AMD - What’s new in HIP and HCC for ROCm 1.6
HIP has a new home HIP now easier-to-use
  • We’ve made it even easier to port CUDA code to HIP:
    • The hipLaunchParm extra kernel argument is no longer necessary, and HIP does not modify the function signature for __global__ functions.  This removes one of last manual steps in the porting process.  Just use “hipLaunchKernelGGL” instead of hipLaunchKernel
    • HIP_KERNEL_NAME wrapper is only needed if the kernel name include commas. Typically, this only occurs in a template with multiple parameters.
  • HIP now provides two flavors of the hipify translation tools:
    • hipify-perl :  Does a simple text-based conversion for the CUDA code into HIP.  Easy to use and useful for quick scans and conversions, but can be fooled by macros or complex code paths.

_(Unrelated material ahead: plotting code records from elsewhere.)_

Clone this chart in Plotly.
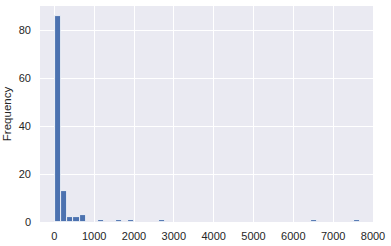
import plotly.graph_objects as go

# Histogram data (50 equal bins)
bin_start = 20.0
bin_width = 153.0
bin_index = [0, 1, 2, 3, 4, 7, 10, 12, 17, 42, 49]
counts = [86, 13, 2, 2, 3, 1, 1, 1, 1, 1, 1]

x_ticks = [0, 1000, 2000, 3000, 4000, 5000, 6000, 7000, 8000]
y_ticks = [0, 20, 40, 60, 80]

centers = [bin_start + (i + 0.5) * bin_width for i in bin_index]

fig = go.Figure()
fig.add_trace(go.Bar(
    x=centers, y=counts, width=[bin_width] * len(centers),
    marker=dict(color="#4C72B0", line=dict(color="white", width=0.8)),
    showlegend=False,
))

font = dict(family="Liberation Sans, Arial, sans-serif", size=11, color="#262626")
fig.update_layout(
    width=391, height=246,
    margin=dict(l=40, r=18, t=6, b=24),
    paper_bgcolor="white", plot_bgcolor="#EAEAF2",
    font=font, bargap=0,
)
fig.update_xaxes(
    range=[-360, 8000], tickvals=x_ticks, ticktext=[str(v) for v in x_ticks],
    showgrid=True, gridcolor="white", gridwidth=1, zeroline=False,
    showline=False, ticks="", ticklen=0, ticklabelstandoff=6, automargin=False,
)
fig.update_yaxes(
    range=[0, 90.3], tickvals=y_ticks, ticktext=[str(v) for v in y_ticks],
    showgrid=True, gridcolor="white", gridwidth=1, zeroline=False,
    showline=False, ticks="", ticklabelstandoff=8, automargin=False,
    title=dict(text="Frequency", font=dict(size=11.5), standoff=4),
)
fig.write_html("out.html")
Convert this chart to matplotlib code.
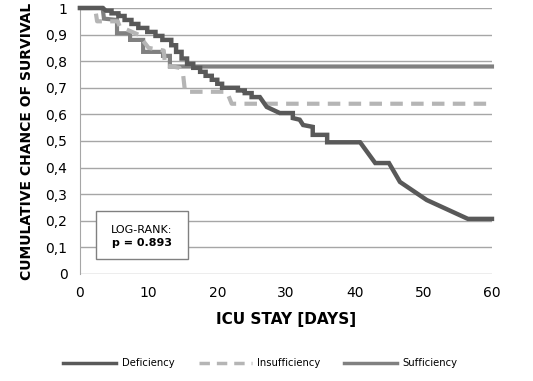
import matplotlib.pyplot as plt
from matplotlib.lines import Line2D
from matplotlib.patches import Rectangle

# survival curves (day, cumulative survival)
def_days = [0, 3.3, 3.8, 4.6, 4.6, 5.6, 5.6, 6.5, 6.5, 7.5, 7.5, 8.5, 8.5, 9.8, 9.8,
            11, 11, 12, 12, 13.3, 13.3, 14, 14, 14.8, 14.8, 15.6, 15.6, 16.5, 16.5,
            17.5, 17.5, 18.3, 18.3, 19.2, 19.2, 20, 20, 20.7, 20.7, 23, 23, 24, 24,
            25, 25, 26.2, 27.2, 29.1, 31.0, 31.0, 32.0, 32.5, 33.9, 33.9, 36.0, 36.0,
            40.8, 43.0, 45.0, 46.6, 50.5, 56.5, 60]
def_surv = [1, 1, 0.99, 0.99, 0.98, 0.98, 0.97, 0.97, 0.955, 0.955, 0.94, 0.94, 0.925,
            0.925, 0.91, 0.91, 0.895, 0.895, 0.88, 0.88, 0.86, 0.86, 0.835, 0.835, 0.81,
            0.81, 0.79, 0.79, 0.775, 0.775, 0.76, 0.76, 0.745, 0.745, 0.73, 0.73, 0.715,
            0.715, 0.70, 0.70, 0.69, 0.69, 0.68, 0.68, 0.665, 0.665, 0.628, 0.605, 0.605,
            0.586, 0.58, 0.56, 0.553, 0.523, 0.523, 0.495, 0.495, 0.417, 0.417, 0.346,
            0.278, 0.207, 0.207]

ins_days = [0, 2.2, 2.5, 5.5, 5.8, 8.5, 10, 12.2, 12.4, 14.5, 15.0, 15.3, 21.4, 22.1, 60]
ins_surv = [1, 1, 0.95, 0.95, 0.93, 0.9, 0.85, 0.84, 0.785, 0.775, 0.755, 0.685, 0.685,
            0.64, 0.64]

suf_days = [0, 3.3, 3.5, 5.4, 5.4, 7.3, 7.3, 9.2, 9.2, 12.1, 12.1, 13.1, 13.1, 60]
suf_surv = [1, 1, 0.96, 0.955, 0.905, 0.905, 0.88, 0.88, 0.835, 0.835, 0.82, 0.82,
            0.78, 0.78]

y_ticks = [0, 0.1, 0.2, 0.3, 0.4, 0.5, 0.6, 0.7, 0.8, 0.9, 1]
y_labels = ["0", "0,1", "0,2", "0,3", "0,4", "0,5", "0,6", "0,7", "0,8", "0,9", "1"]
x_ticks = [0, 10, 20, 30, 40, 50, 60]

c_def, c_ins, c_suf = "#595959", "#b5b5b5", "#808080"

fig = plt.figure(figsize=(5.33, 3.81), dpi=100)
ax = fig.add_axes([0.150, 0.281, 0.773, 0.698])

ax.plot(suf_days, suf_surv, color=c_suf, lw=3.0, solid_joinstyle="miter", zorder=3,
        clip_on=False)
ax.plot(ins_days, ins_surv, color=c_ins, lw=3.0, dashes=(3, 2), zorder=3)
ax.plot(def_days, def_surv, color=c_def, lw=3.2, solid_joinstyle="miter", zorder=4,
        clip_on=False)

ax.set_xlim(0, 60)
ax.set_ylim(0, 1)
ax.set_yticks(y_ticks, y_labels)
ax.set_xticks(x_ticks)
ax.grid(axis="y", color="#a6a6a6", lw=1.0)
ax.tick_params(length=0, labelsize=10, pad=9)
for s in ["top", "right", "bottom"]:
    ax.spines[s].set_visible(False)
ax.spines["left"].set_color("#a6a6a6")

ax.set_ylabel("CUMULATIVE CHANCE OF SURVIVAL", fontsize=10, fontweight="bold", labelpad=8)
ax.set_xlabel("ICU STAY [DAYS]", fontsize=11, fontweight="bold", labelpad=8)

# log-rank box
ax.add_patch(Rectangle((0.039, 0.056), 0.223, 0.181, transform=ax.transAxes,
                       fc="white", ec="#808080", lw=1.0, zorder=5))
ax.text(0.150, 0.165, "LOG-RANK:", transform=ax.transAxes, ha="center", va="center",
        fontsize=8, zorder=6)
ax.text(0.150, 0.118, "p = 0.893", transform=ax.transAxes, ha="center", va="center",
        fontsize=8, fontweight="bold", zorder=6)

handles = [
    Line2D([], [], color=c_def, lw=2.5),
    Line2D([], [], color=c_ins, lw=2.5, dashes=(3, 2)),
    Line2D([], [], color=c_suf, lw=2.5),
]
fig.legend(handles, ["Deficiency", "Insufficiency", "Sufficiency"], loc="center",
           bbox_to_anchor=(0.489, 0.047), ncol=3, frameon=False, fontsize=7.2,
           handlelength=5.3, columnspacing=2.4, handletextpad=0.55)

fig.savefig("out.png", dpi=100)
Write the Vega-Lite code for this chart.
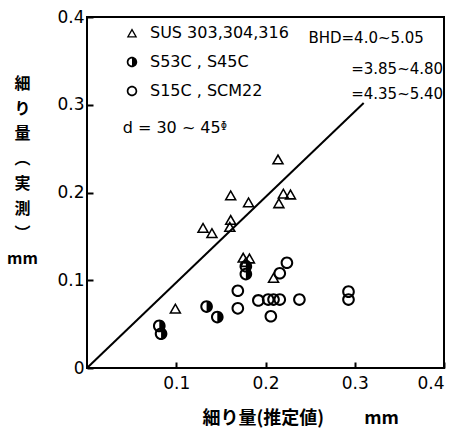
{
  "$schema": "https://vega.github.io/schema/vega-lite/v6.json",
  "width": 357,
  "height": 351,
  "autosize": {"type": "none"},
  "padding": {"left": 87, "top": 17, "right": 30, "bottom": 69},
  "background": "white",
  "config": {
    "view": {"stroke": "black", "strokeWidth": 2},
    "font": "DejaVu Sans",
    "axis": {
      "domain": false, "grid": false, "labelColor": "black", "labelFontSize": 17,
      "labelFont": "DejaVu Sans", "titleColor": "black"
    }
  },
  "datasets": {
    "line": [{"x": 0, "y": 0}, {"x": 0.31, "y": 0.302}],
    "pts": [
      {"x": 0.214, "y": 0.238, "m": "SUS 303,304,316"},
      {"x": 0.161, "y": 0.197, "m": "SUS 303,304,316"},
      {"x": 0.181, "y": 0.189, "m": "SUS 303,304,316"},
      {"x": 0.220, "y": 0.199, "m": "SUS 303,304,316"},
      {"x": 0.228, "y": 0.198, "m": "SUS 303,304,316"},
      {"x": 0.215, "y": 0.188, "m": "SUS 303,304,316"},
      {"x": 0.161, "y": 0.169, "m": "SUS 303,304,316"},
      {"x": 0.160, "y": 0.161, "m": "SUS 303,304,316"},
      {"x": 0.130, "y": 0.160, "m": "SUS 303,304,316"},
      {"x": 0.140, "y": 0.154, "m": "SUS 303,304,316"},
      {"x": 0.175, "y": 0.126, "m": "SUS 303,304,316"},
      {"x": 0.182, "y": 0.125, "m": "SUS 303,304,316"},
      {"x": 0.178, "y": 0.121, "m": "SUS 303,304,316"},
      {"x": 0.209, "y": 0.103, "m": "SUS 303,304,316"},
      {"x": 0.099, "y": 0.068, "m": "SUS 303,304,316"},
      {"x": 0.178, "y": 0.116, "m": "S53C , S45C"},
      {"x": 0.178, "y": 0.107, "m": "S53C , S45C"},
      {"x": 0.134, "y": 0.070, "m": "S53C , S45C"},
      {"x": 0.146, "y": 0.058, "m": "S53C , S45C"},
      {"x": 0.081, "y": 0.048, "m": "S53C , S45C"},
      {"x": 0.083, "y": 0.039, "m": "S53C , S45C"},
      {"x": 0.224, "y": 0.120, "m": "S15C , SCM22"},
      {"x": 0.216, "y": 0.108, "m": "S15C , SCM22"},
      {"x": 0.169, "y": 0.088, "m": "S15C , SCM22"},
      {"x": 0.169, "y": 0.068, "m": "S15C , SCM22"},
      {"x": 0.192, "y": 0.077, "m": "S15C , SCM22"},
      {"x": 0.203, "y": 0.078, "m": "S15C , SCM22"},
      {"x": 0.209, "y": 0.078, "m": "S15C , SCM22"},
      {"x": 0.216, "y": 0.078, "m": "S15C , SCM22"},
      {"x": 0.206, "y": 0.059, "m": "S15C , SCM22"},
      {"x": 0.238, "y": 0.078, "m": "S15C , SCM22"},
      {"x": 0.293, "y": 0.087, "m": "S15C , SCM22"},
      {"x": 0.293, "y": 0.078, "m": "S15C , SCM22"}
    ],
    "bhd": [
      {"x": 0.3775, "y": 0.376, "t": "BHD=4.0~5.05"},
      {"x": 0.399, "y": 0.341, "t": "=3.85~4.80"},
      {"x": 0.399, "y": 0.3125, "t": "=4.35~5.40"}
    ],
    "dnote": [
      {"x": 0.040, "y": 0.273, "t": "d = 30 ~ 45ᶲ"}
    ]
  },
  "layer": [
    {
      "data": {"name": "line"},
      "mark": {"type": "line", "color": "black", "strokeWidth": 2},
      "encoding": {
        "x": {"field": "x", "type": "quantitative", "scale": {"domain": [0, 0.4], "nice": false},
          "axis": {"values": [0.1, 0.2, 0.3, 0.4], "labelExpr": "format(datum.value, '.1f')",
            "ticks": true, "tickSize": 6, "tickWidth": 2, "tickColor": "black", "offset": -6, "zindex": 1,
            "labelPadding": 7, "title": "細り量(推定値)　　 mm", "titleFont": "Noto Sans CJK JP", "titleFontSize": 18,
            "titleFontWeight": "bold", "titleX": 115, "titleY": 56, "titleAlign": "left", "titleBaseline": "middle"}},
        "y": {"field": "y", "type": "quantitative", "scale": {"domain": [0, 0.4], "nice": false},
          "axis": {"values": [0, 0.1, 0.2, 0.3, 0.4], "labelExpr": "datum.value == 0 ? '0' : format(datum.value, '.1f')",
            "ticks": true, "tickSize": 6, "tickWidth": 2, "tickColor": "black", "offset": -6, "zindex": 1,
            "labelPadding": 3, "title": ["細", "り", "量", "︵", "実", "測", "︶", "mm"], "titleFont": "Noto Sans CJK JP",
            "titleFontSize": 16, "titleFontWeight": "bold", "titleAngle": 0, "titleX": -71, "titleY": 58,
            "titleAlign": "center", "titleBaseline": "top", "titleLineHeight": 25}}
      }
    },
    {
      "data": {"name": "pts"},
      "mark": {"type": "point", "filled": true, "color": "black", "size": 160, "strokeWidth": 0, "opacity": 1},
      "encoding": {
        "x": {"field": "x", "type": "quantitative"},
        "y": {"field": "y", "type": "quantitative"},
        "shape": {"field": "m", "type": "nominal",
          "scale": {"domain": ["SUS 303,304,316", "S53C , S45C", "S15C , SCM22"],
            "range": [
              "M0,-0.9L1,0.85L-1,0.85ZM0,-0.4L-0.58,0.6L0.58,0.6Z",
              "M0,-1A1,1,0,1,1,0,1A1,1,0,1,1,0,-1ZM0,-0.68A0.68,0.68,0,1,0,0,0.68A0.68,0.68,0,1,0,0,-0.68ZM0,-0.68A0.68,0.68,0,0,1,0,0.68Z",
              "M0,-1A1,1,0,1,1,0,1A1,1,0,1,1,0,-1ZM0,-0.68A0.68,0.68,0,1,0,0,0.68A0.68,0.68,0,1,0,0,-0.68Z"
            ]},
          "legend": {"orient": "none", "legendX": 37, "legendY": 8, "title": null, "padding": 0,
            "symbolSize": 110, "symbolFillColor": "black", "symbolStrokeWidth": 0, "symbolOpacity": 1,
            "labelFontSize": 16, "labelColor": "black", "labelFont": "DejaVu Sans", "labelOffset": 10,
            "rowPadding": 13, "labelLimit": 300}}
      }
    },
    {
      "data": {"name": "bhd"},
      "mark": {"type": "text", "align": "right", "baseline": "middle", "fontSize": 15, "color": "black", "font": "DejaVu Sans"},
      "encoding": {
        "x": {"field": "x", "type": "quantitative"},
        "y": {"field": "y", "type": "quantitative"},
        "text": {"field": "t"}
      }
    },
    {
      "data": {"name": "dnote"},
      "mark": {"type": "text", "align": "left", "baseline": "middle", "fontSize": 16, "color": "black", "font": "DejaVu Sans"},
      "encoding": {
        "x": {"field": "x", "type": "quantitative"},
        "y": {"field": "y", "type": "quantitative"},
        "text": {"field": "t"}
      }
    }
  ]
}
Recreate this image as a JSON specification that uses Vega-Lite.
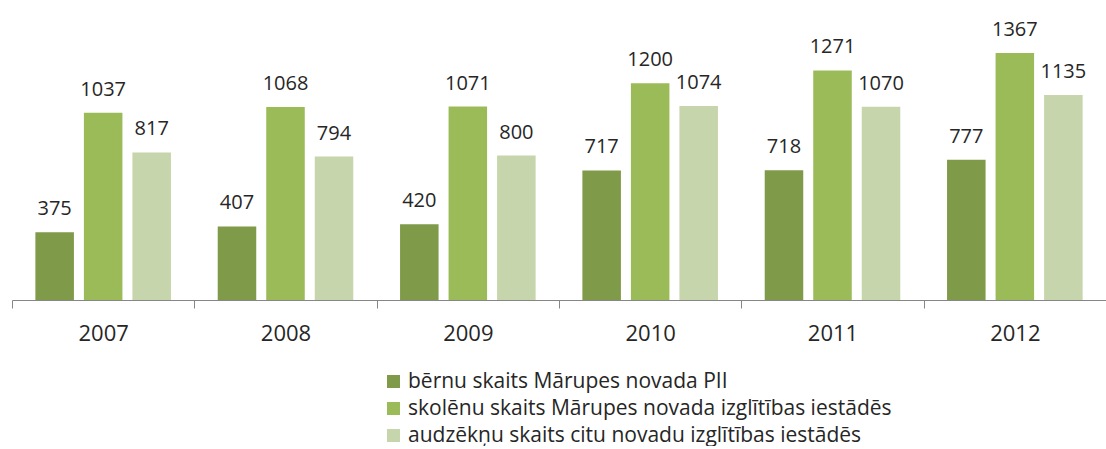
{
  "$schema": "https://vega.github.io/schema/vega-lite/v6.json",
  "width": 1094,
  "height": 289,
  "padding": {"left": 11, "top": 11, "right": 1, "bottom": 0},
  "background": "white",
  "config": {"view": {"stroke": null}, "font": "Open Sans"},
  "data": {"values": [
    {"year": "2007", "series": "bērnu skaits Mārupes novada PII", "value": 375},
    {"year": "2007", "series": "skolēnu skaits Mārupes novada izglītības iestādēs", "value": 1037},
    {"year": "2007", "series": "audzēkņu skaits citu novadu izglītības iestādēs", "value": 817},
    {"year": "2008", "series": "bērnu skaits Mārupes novada PII", "value": 407},
    {"year": "2008", "series": "skolēnu skaits Mārupes novada izglītības iestādēs", "value": 1068},
    {"year": "2008", "series": "audzēkņu skaits citu novadu izglītības iestādēs", "value": 794},
    {"year": "2009", "series": "bērnu skaits Mārupes novada PII", "value": 420},
    {"year": "2009", "series": "skolēnu skaits Mārupes novada izglītības iestādēs", "value": 1071},
    {"year": "2009", "series": "audzēkņu skaits citu novadu izglītības iestādēs", "value": 800},
    {"year": "2010", "series": "bērnu skaits Mārupes novada PII", "value": 717},
    {"year": "2010", "series": "skolēnu skaits Mārupes novada izglītības iestādēs", "value": 1200},
    {"year": "2010", "series": "audzēkņu skaits citu novadu izglītības iestādēs", "value": 1074},
    {"year": "2011", "series": "bērnu skaits Mārupes novada PII", "value": 718},
    {"year": "2011", "series": "skolēnu skaits Mārupes novada izglītības iestādēs", "value": 1271},
    {"year": "2011", "series": "audzēkņu skaits citu novadu izglītības iestādēs", "value": 1070},
    {"year": "2012", "series": "bērnu skaits Mārupes novada PII", "value": 777},
    {"year": "2012", "series": "skolēnu skaits Mārupes novada izglītības iestādēs", "value": 1367},
    {"year": "2012", "series": "audzēkņu skaits citu novadu izglītības iestādēs", "value": 1135}
  ]},
  "encoding": {
    "x": {
      "field": "year", "type": "nominal",
      "scale": {"paddingInner": 0, "paddingOuter": 0},
      "axis": {
        "title": null, "labelAngle": 0, "tickBand": "extent",
        "domainColor": "#868686", "tickColor": "#868686", "tickSize": 8,
        "labelFontSize": 22, "labelColor": "#262626", "labelPadding": 15,
        "labelFont": "Open Sans"
      }
    },
    "xOffset": {
      "field": "series", "type": "nominal",
      "sort": ["bērnu skaits Mārupes novada PII", "skolēnu skaits Mārupes novada izglītības iestādēs", "audzēkņu skaits citu novadu izglītības iestādēs"],
      "scale": {"paddingInner": 0.206, "paddingOuter": 0.482}
    },
    "y": {
      "field": "value", "type": "quantitative",
      "scale": {"domain": [0, 1600], "nice": false},
      "axis": null
    }
  },
  "layer": [
    {
      "mark": {"type": "bar"},
      "encoding": {
        "color": {
          "field": "series", "type": "nominal",
          "sort": ["bērnu skaits Mārupes novada PII", "skolēnu skaits Mārupes novada izglītības iestādēs", "audzēkņu skaits citu novadu izglītības iestādēs"],
          "scale": {"range": ["#7F9A48", "#9BBB59", "#C6D5AB"]},
          "legend": {
            "title": null, "orient": "none", "legendX": 371, "legendY": 360,
            "direction": "vertical", "symbolType": "square", "symbolSize": 169,
            "symbolStrokeWidth": 0, "labelFontSize": 21, "labelColor": "#262626",
            "labelFont": "Open Sans", "rowPadding": 5, "labelOffset": 4, "padding": 0,
            "labelLimit": 0
          }
        }
      }
    },
    {
      "mark": {"type": "text", "baseline": "alphabetic", "dy": -17, "fontSize": 20, "color": "#262626", "font": "Open Sans"},
      "encoding": {
        "text": {"field": "value", "type": "quantitative"}
      }
    }
  ]
}
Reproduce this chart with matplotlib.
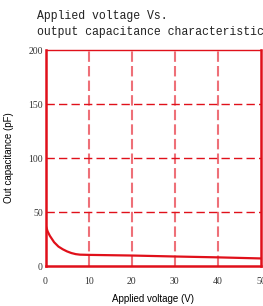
import matplotlib
matplotlib.use("Agg")
import matplotlib.pyplot as plt

# curve
volts = [0, 0.5, 1, 2, 3, 4, 5, 6, 7, 8, 10, 20, 30, 40, 50]
cap_pf = [38, 32, 28, 22, 18, 15.5, 13.5, 12, 11, 10.5, 10.3, 9.7, 8.8, 8.0, 7.0]

x_ticks = [0, 10, 20, 30, 40, 50]
y_ticks = [0, 50, 100, 150, 200]

red = "#e0101a"

fig = plt.figure(figsize=(2.63, 3.06), dpi=100)
ax = fig.add_axes([45.5 / 263, 1 - 266 / 306, 215.5 / 263, 216 / 306])

ax.plot(volts, cap_pf, color=red, lw=1.6, solid_capstyle="round")

for v in x_ticks[1:-1]:
    ax.axvline(v, color="#ee7078", lw=1.5, ls=(0, (5, 2)), zorder=0)
for c in y_ticks[1:-1]:
    ax.axhline(c, color=red, lw=1.0, ls=(0, (6, 3)), zorder=0)

ax.set_xlim(0, 50)
ax.set_ylim(0, 200)
ax.set_xticks(x_ticks)
ax.set_yticks(y_ticks)
ax.tick_params(length=0, pad=5, labelsize=7, labelcolor="#333333")
for lab in ax.get_xticklabels() + ax.get_yticklabels():
    lab.set_fontfamily("Liberation Serif")
ax.tick_params(axis="y", pad=2)
ax.tick_params(axis="x", pad=8)

for s in ["left", "bottom", "right"]:
    ax.spines[s].set_color(red)
    ax.spines[s].set_linewidth(1.8)
ax.spines["top"].set_color(red)
ax.spines["top"].set_linewidth(1.0)

ax.set_xlabel("Applied voltage (V)", fontsize=7, family="Liberation Sans", labelpad=6)
ax.set_ylabel("Out capacitance (pF)", fontsize=7, family="Liberation Sans", labelpad=10)

fig.text(37 / 263, 1 - 16 / 306, "Applied voltage Vs.", fontsize=8.3,
         family="Liberation Mono", va="center", ha="left", color="#222222")
fig.text(37 / 263, 1 - 32 / 306, "output capacitance characteristic", fontsize=8.3,
         family="Liberation Mono", va="center", ha="left", color="#222222")

fig.savefig("out.png", dpi=100)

    • hipify-clang: Parses the CUDA code using clang and performs a translation of the symbols.   Requires some setup to configure the correct source paths and defines, but provides most robust translation.  Useful if you are familiar with the source code and make infrastructure.
Faster performance
  • The ROCm 1.6 HCC compiles HIP code up to 2X faster than the version included in ROCM1.4.
  • HCC code generation includes latest version of the LLVM Direct-To-GCN compiler, which includes optimizations for scheduling and register allocation.
  • HIP/HCC now optimize GPU cache flushing so it is performed only as-needed, rather than on each kernel command.